The same is true for men and women who are attracted to members of the same sex. Loving one another with brotherly affection is a call to purity and holiness. It reminds us that just as nuclear families are torn apart by sexual abuse, the family of God is eviscerated when its members pursue illicit sexual relationships—with one another or with an unbeliever (cf. 2 Cor 6:14–7:1).
In 1 Peter 1:22, the admonition towards sexual purity is also in view.

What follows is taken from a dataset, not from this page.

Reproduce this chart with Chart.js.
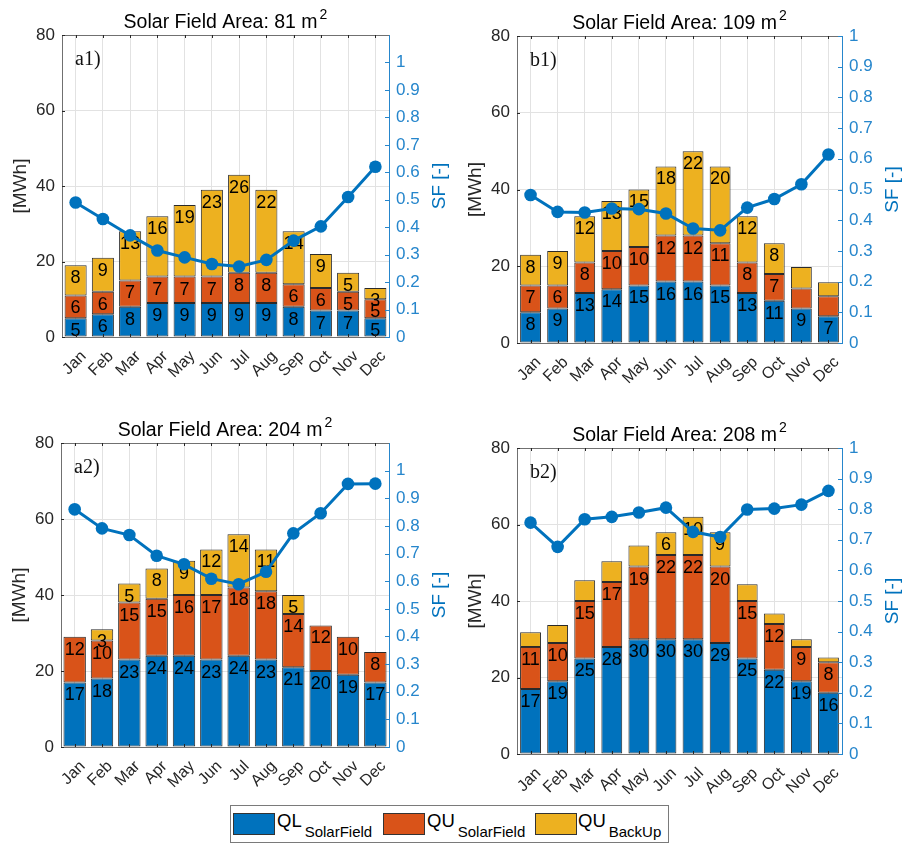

Peter writes, “Having purified you souls by your obedience to the truth for a sincere brotherly love, love another earnestly from a pure heart.” In this verse Peter tells us that faith (“obedience to the truth”) purifies us (cf. 1 John 1:9), but Peter also explains that such purity places us in the family of God.
“For a sincere brotherly love” is a statement of purpose; God’s purpose is for us to be holy and familial. Christ died to removes us from the impurity of the world and establishes us in his holy family. In his family we are not to be impure, but to “love one another from a pure heart.” For this reason, Peter says later to add brotherly affection to godliness and love to brotherly affection (2 Pet 1:7).
In the church, love depends on seeing one another as brothers and sisters, mothers and fathers, sons and daughters. Spiritually-speaking, this is how God sees us; practically-speaking, our perception of the church as God’s family protects us from the passions that tempt us from within and without.
When we love one another with brotherly affection, we protect and serve one another. We refuse to take advantage of one another. And in this the body of Christ is built up and purified.
May God grant us hearts to pursue holy love and protect the purity of one another.